Exhibition: 2nd - 18th August

Kate O’Boyle is an Adelaide-based visual artist who works across sculpture, installation, video and sound. Kate works site-responsively in local Catholic churches, observing and documenting how materiality operates in these spaces.

RITUAL SILENCES reflects on recordings taken from Saint Francis Xavier Cathedral over a four-month period. Located on Victoria Square, 200 metres from the gallery space, the cathedral is the key operating site of the Catholic Church in South Australia. Proximate to FELTspace, these documents provide an opportunity to consider how faith operates relative to the gallery space.
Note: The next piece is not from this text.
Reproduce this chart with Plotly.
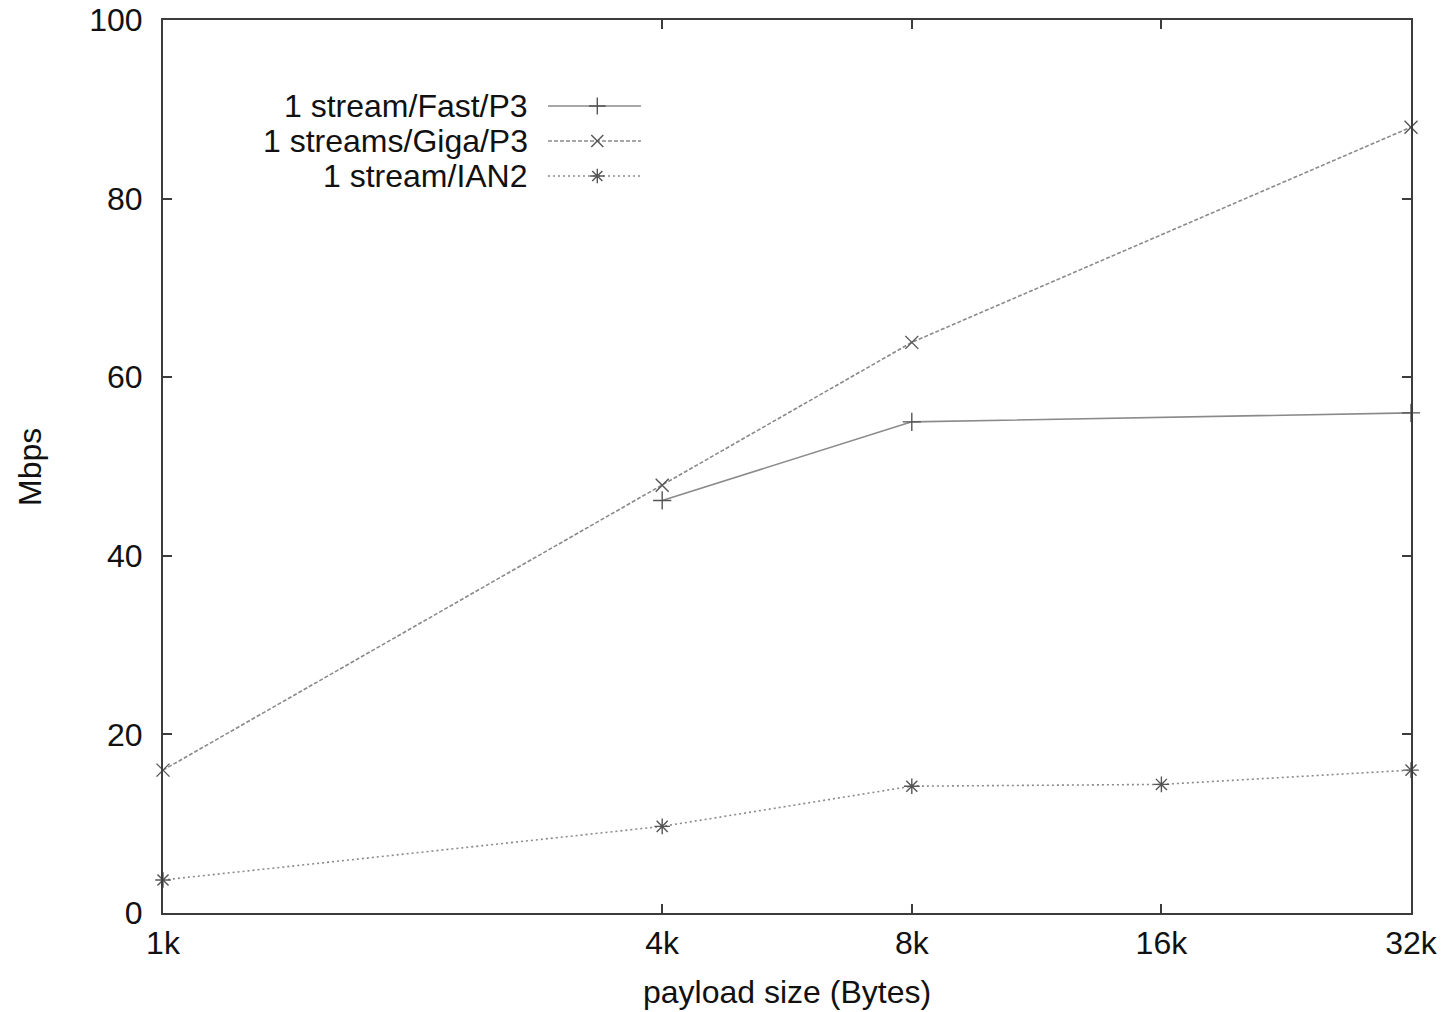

RITUAL SILENCES attempts to destabilise aural hierarchies in church spaces by preferencing the sounds of the congregants’ bodies over that of their superiors. Silence and noise become points of contact between the body’s internal and external worlds; I hear myself as I am heard by others. Church spaces require the individual body to join with others, holding within it the potential to comply and resist through sound.

Church spaces are performed sites that utilise materiality to operate affectively on the bodies of the faithful. Catholicism remains a fiercely patriarchal institution and maintains traditional gender hierarchies. By removing and decontextualising the materiality within the church space, RITUAL SILENCES acknowledge those that are excluded from church hierarchies, while attempting to understand how they are subjected to, and act to reinforce, institutional power.